Today we bring you Robert Kirby's review of the new Ulli Lust book, Today is the Last Day of the Rest of Your Life, which has proved itself very popular in my household. Here's a bit of Robert's review:

Thus begin her adventures as a 17-year-old Austrian punk rock girl ambling her way across Italy in the summer of 1984 with her newfound friend in tow, a tall, gangly girl named Edi. With no money or passports they forge ahead by sheer force of will, armed only with the invulnerability of the young and rebellious. Though Lust’s youthful exuberance and energy are severely tested by the inevitable pitfalls an attractive young woman will encounter hitchhiking in a country bound by traditional (i.e. highly sexist) cultural mores and traditions – and by the personal betrayals of certain fair-weather friends – this is no glib Live-and-Learn morality tale. One of the reasons the book is so successful is that Lust let the experience gestate over years, allowing for a certain distance and detachment. She captures perfectly and without judgment the complex social, cultural, and personal maelstrom she willingly entered into that summer, offering readers a wonderfully vicarious thrill in the process - especially readers like me, whose travelogues are generally limited to the “what I ate that time I went to Reykjavik” category.

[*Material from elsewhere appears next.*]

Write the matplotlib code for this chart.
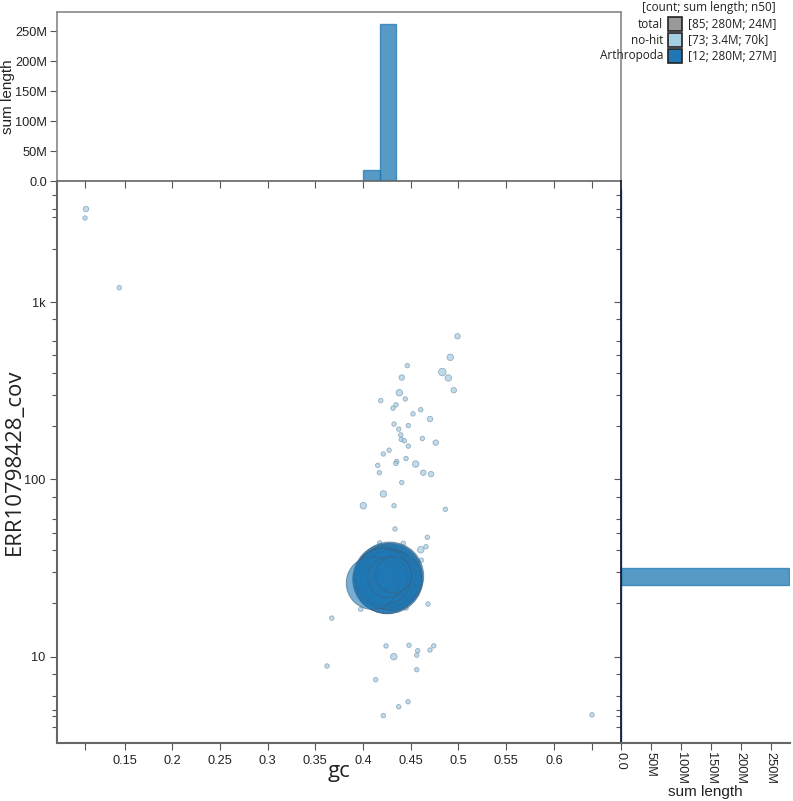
import numpy as np
import matplotlib
matplotlib.use('Agg')
import matplotlib.pyplot as plt
from matplotlib.ticker import FixedLocator, NullFormatter
from matplotlib.patches import Rectangle

# no-hit contigs: gc, coverage, length (bp)
nohit_gc = [0.499, 0.4915, 0.4464, 0.4831, 0.4894, 0.4406, 0.4381, 0.4951, 0.4443, 0.4186,
            0.4346, 0.4314, 0.4605, 0.4524, 0.4702, 0.4325, 0.4374, 0.4475, 0.4395, 0.4401,
            0.4433, 0.4622, 0.4762, 0.4475, 0.4273, 0.4213, 0.4451, 0.4353, 0.4343, 0.4154,
            0.4552, 0.4632, 0.4713, 0.4171, 0.4406, 0.4213, 0.4003, 0.4325, 0.4863, 0.4335,
            0.4674, 0.4175, 0.4422, 0.4660, 0.4605, 0.4611, 0.4681, 0.3976, 0.3672, 0.4241,
            0.4482, 0.4573, 0.4741, 0.4702, 0.4322, 0.4563, 0.3623, 0.4563, 0.4133, 0.4472,
            0.4374, 0.4213, 0.1096, 0.1086, 0.1445, 0.640, 0.4451,
            0.415, 0.430, 0.420, 0.433, 0.410, 0.428]
nohit_cov = [641, 488, 438, 403, 373, 375, 308, 318, 284, 278,
             263, 252, 247, 234, 219, 205, 192, 201, 178, 168,
             165, 170, 161, 154, 146, 139, 131, 126, 123, 120,
             122, 109, 107, 109, 96, 82.8, 71, 71, 67.8, 52.5,
             47.1, 43.8, 43.6, 41.7, 40.1, 35.0, 19.8, 18.5, 16.5, 11.5,
             11.6, 10.8, 11.5, 10.9, 10.0, 10.2, 8.86, 8.45, 7.42, 5.57,
             5.22, 4.65, 3346, 2977, 1204, 4.7, 18.8,
             22, 24, 30, 31, 29, 26]
nohit_len = [25e3, 60e3, 5e3, 110e3, 60e3, 25e3, 60e3, 25e3, 5e3, 5e3,
             5e3, 5e3, 5e3, 5e3, 25e3, 5e3, 5e3, 5e3, 5e3, 5e3,
             5e3, 5e3, 25e3, 5e3, 5e3, 5e3, 5e3, 5e3, 5e3, 5e3,
             60e3, 25e3, 25e3, 5e3, 5e3, 60e3, 60e3, 5e3, 5e3, 5e3,
             5e3, 5e3, 5e3, 5e3, 60e3, 5e3, 5e3, 5e3, 5e3, 5e3,
             5e3, 5e3, 5e3, 5e3, 60e3, 5e3, 5e3, 5e3, 5e3, 5e3,
             5e3, 5e3, 25e3, 5e3, 5e3, 5e3, 5e3,
             300e3, 400e3, 350e3, 250e3, 300e3, 450e3]

# Arthropoda contigs
arth_gc = [0.426, 0.428, 0.424, 0.427, 0.425, 0.429, 0.423, 0.430, 0.421, 0.410, 0.426, 0.432]
arth_cov = [27.5, 28.5, 27.0, 28.0, 26.5, 29.0, 27.8, 27.0, 28.2, 26.0, 28.0, 29.0]
arth_len = [33e6, 31e6, 29e6, 28e6, 27e6, 26e6, 25e6, 24e6, 21e6, 18e6, 10e6, 8e6]

legend_names = ['total', 'no-hit', 'Arthropoda']
legend_stats = ['[85; 280M; 24M]', '[73; 3.4M; 70k]', '[12; 280M; 27M]']
legend_colors = ['#999999', '#a6cee3', '#1f78b4']

gc_ticks = [0.15, 0.2, 0.25, 0.3, 0.35, 0.4, 0.45, 0.5, 0.55, 0.6]
gc_labels = ['0.15', '0.2', '0.25', '0.3', '0.35', '0.4', '0.45', '0.5', '0.55', '0.6']
cov_ticks = [10, 100, 1000]
cov_labels = ['10', '100', '1k']
len_ticks = [0, 50e6, 100e6, 150e6, 200e6, 250e6]
len_labels = ['0.0', '50M', '100M', '150M', '200M', '250M']

TICKFONT = 'Liberation Sans'
LABELFONT = 'Open Sans'

W, H = 793, 801
fig = plt.figure(figsize=(W / 100, H / 100), dpi=100)


def fx(px):
    return px / W


def fy(py):
    return 1 - py / H


L, R, T, B = 57, 621, 181, 743
ax = fig.add_axes([fx(L), fy(B), fx(R) - fx(L), fy(T) - fy(B)])
axt = fig.add_axes([fx(L), fy(T), fx(R) - fx(L), fy(12) - fy(T)])
axr = fig.add_axes([fx(R), fy(B), fx(790) - fx(R), fy(T) - fy(B)])

xlim = (0.07925, 0.6704)
ylim = (3.26, 4813)


def radius(length):
    lmin, lmax = 1e3, 33e6
    return 2 + 33 * (np.sqrt(length) - np.sqrt(lmin)) / (np.sqrt(lmax) - np.sqrt(lmin))


def msize(length):
    return (2 * radius(np.asarray(length)) * 0.72) ** 2


ax.scatter(nohit_gc, nohit_cov, s=msize(nohit_len), facecolor='#a6cee3', alpha=0.7,
           edgecolor='#7593ab', linewidth=0.6, zorder=2)
ax.scatter(arth_gc, arth_cov, s=msize(arth_len), facecolor='#1f78b4', alpha=0.6,
           edgecolor='#3a5f80', linewidth=0.7, zorder=3)

ax.set_yscale('log')
ax.set_xlim(*xlim)
ax.set_ylim(*ylim)

# ticks: labelled values plus unlabelled data extremes
ax.xaxis.set_major_locator(FixedLocator(gc_ticks))
ax.set_xticklabels(gc_labels)
ax.xaxis.set_minor_locator(FixedLocator([min(nohit_gc), max(nohit_gc)]))
ax.yaxis.set_major_locator(FixedLocator(cov_ticks))
ax.set_yticklabels(cov_labels)
minors = [m * d for d in [1, 10, 100, 1000] for m in [2, 3, 4, 5, 6, 8]]
minors = [v for v in minors if ylim[0] < v < ylim[1]] + [min(nohit_cov), max(nohit_cov)]
ax.yaxis.set_minor_locator(FixedLocator(minors))
ax.yaxis.set_minor_formatter(NullFormatter())
ax.xaxis.set_minor_formatter(NullFormatter())

for a in (ax, axt, axr):
    a.tick_params(which='both', direction='out', colors='#555555', labelcolor='#222222',
                  labelsize=9.2, width=0.8)
    a.tick_params(which='major', length=5)
    a.tick_params(which='minor', length=3.5)
    for lab in a.get_xticklabels() + a.get_yticklabels():
        lab.set_fontfamily(TICKFONT)

ax.tick_params(which='minor', axis='x', length=5)
ax.spines['top'].set_visible(False)
ax.spines['right'].set_visible(False)
for s in ('left', 'bottom'):
    ax.spines[s].set_color('#666666')
    ax.spines[s].set_linewidth(1.5)

ax.set_xlabel('gc', fontsize=16, fontfamily=LABELFONT, color='#222222')
ax.xaxis.set_label_coords(0.5, -0.05)
ax.xaxis.label.set_va('center')
ax.set_ylabel('ERR10798428_cov', fontsize=16, fontfamily=LABELFONT, color='#222222')
ax.yaxis.set_label_coords(-0.075, 0.5)
ax.yaxis.label.set_va('center')

# top histogram: sum length per gc bin
gc_edges = 0.4 + 0.0175 * np.arange(-19, 16)
axt.hist(nohit_gc, bins=gc_edges, weights=nohit_len, color='#a6cee3', alpha=0.75,
         edgecolor='#a6cee3', linewidth=1)
axt.hist(arth_gc, bins=gc_edges, weights=arth_len, color='#1f78b4', alpha=0.75,
         edgecolor='#1f78b4', linewidth=1)
axt.set_xlim(*xlim)
axt.set_ylim(0, 282e6)
axt.xaxis.set_major_locator(FixedLocator(gc_ticks))
axt.xaxis.set_minor_locator(FixedLocator([min(nohit_gc), max(nohit_gc)]))
axt.xaxis.set_major_formatter(NullFormatter())
axt.xaxis.set_minor_formatter(NullFormatter())
axt.tick_params(which='minor', axis='x', length=5)
axt.tick_params(axis='y', pad=2)
axt.yaxis.set_major_locator(FixedLocator(len_ticks))
axt.set_yticklabels(len_labels, fontfamily=TICKFONT)
for s in ('top', 'right', 'left'):
    axt.spines[s].set_color('#888888')
    axt.spines[s].set_linewidth(1.2)
axt.spines['bottom'].set_color('#666666')
axt.spines['bottom'].set_linewidth(1.2)
axt.set_ylabel('sum length', fontsize=11, fontfamily=TICKFONT, color='#222222')
axt.yaxis.set_label_coords(-0.086, 0.5)
axt.yaxis.label.set_va('center')

# right histogram: sum length per coverage bin
cov_edges = 10 ** (1.405 + 0.093 * np.arange(-10, 25))
axr.hist(nohit_cov, bins=cov_edges, weights=nohit_len, orientation='horizontal',
         color='#a6cee3', alpha=0.75, edgecolor='#a6cee3', linewidth=1)
axr.hist(arth_cov, bins=cov_edges, weights=arth_len, orientation='horizontal',
         color='#1f78b4', alpha=0.75, edgecolor='#1f78b4', linewidth=1)
axr.set_yscale('log')
axr.set_ylim(*ylim)
axr.set_xlim(0, 282e6)
axr.yaxis.set_major_locator(FixedLocator(cov_ticks))
axr.yaxis.set_minor_locator(FixedLocator(minors))
axr.yaxis.set_major_formatter(NullFormatter())
axr.yaxis.set_minor_formatter(NullFormatter())
axr.xaxis.set_major_locator(FixedLocator(len_ticks))
axr.set_xticklabels(len_labels, rotation=-90, fontfamily=TICKFONT, va='top', ha='center')
axr.tick_params(axis='x', pad=1.5)
axr.spines['top'].set_visible(False)
axr.spines['right'].set_visible(False)
axr.spines['left'].set_color('#1a1a33')
axr.spines['left'].set_linewidth(1.3)
axr.spines['bottom'].set_color('#666666')
axr.spines['bottom'].set_linewidth(1.5)
axr.set_xlabel('sum length', fontsize=11, fontfamily=TICKFONT, color='#222222')
axr.xaxis.set_label_coords(0.5, -0.087)
axr.xaxis.label.set_va('center')

# legend
fig.text(fx(776), fy(8), '[count; sum length; n50]', ha='right', va='center',
         fontsize=8.5, fontfamily=LABELFONT, color='#222222')
for i, (name, stat, col) in enumerate(zip(legend_names, legend_stats, legend_colors)):
    yc = 24 + i * 16
    fig.text(fx(663), fy(yc), name, ha='right', va='center', fontsize=8.5,
             fontfamily=LABELFONT, color='#222222')
    fig.patches.append(Rectangle((fx(668), fy(yc + 7)), fx(14), 14 / H,
                                 transform=fig.transFigure, facecolor=col,
                                 edgecolor='#222222', linewidth=1.2))
    fig.text(fx(688), fy(yc), stat, ha='left', va='center', fontsize=8.5,
             fontfamily=LABELFONT, color='#222222')

fig.savefig('out.png', dpi=100)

I spent a very long day yesterday in Storybook Land, New Jersey, so may have been too discombobulated when I got home to recognize interesting news, but in any case I wasn't able to find quite as many links as usual. Here's what I've got:

—As you may have heard, a group of scholars have changed their minds about which is the first "true" graphic, now nominating something called the Glasgow Looking-Glass from 1825 Scotland (and thus prior to Töpffer's Obadiah Oldbuck). Here's a selection of images from the publication.

—Hogan's Alley has a ton of photos from the most recent Reuben Awards.

—A promotional video for Art Instruction, Inc. featuring a cameo from Charles Schulz.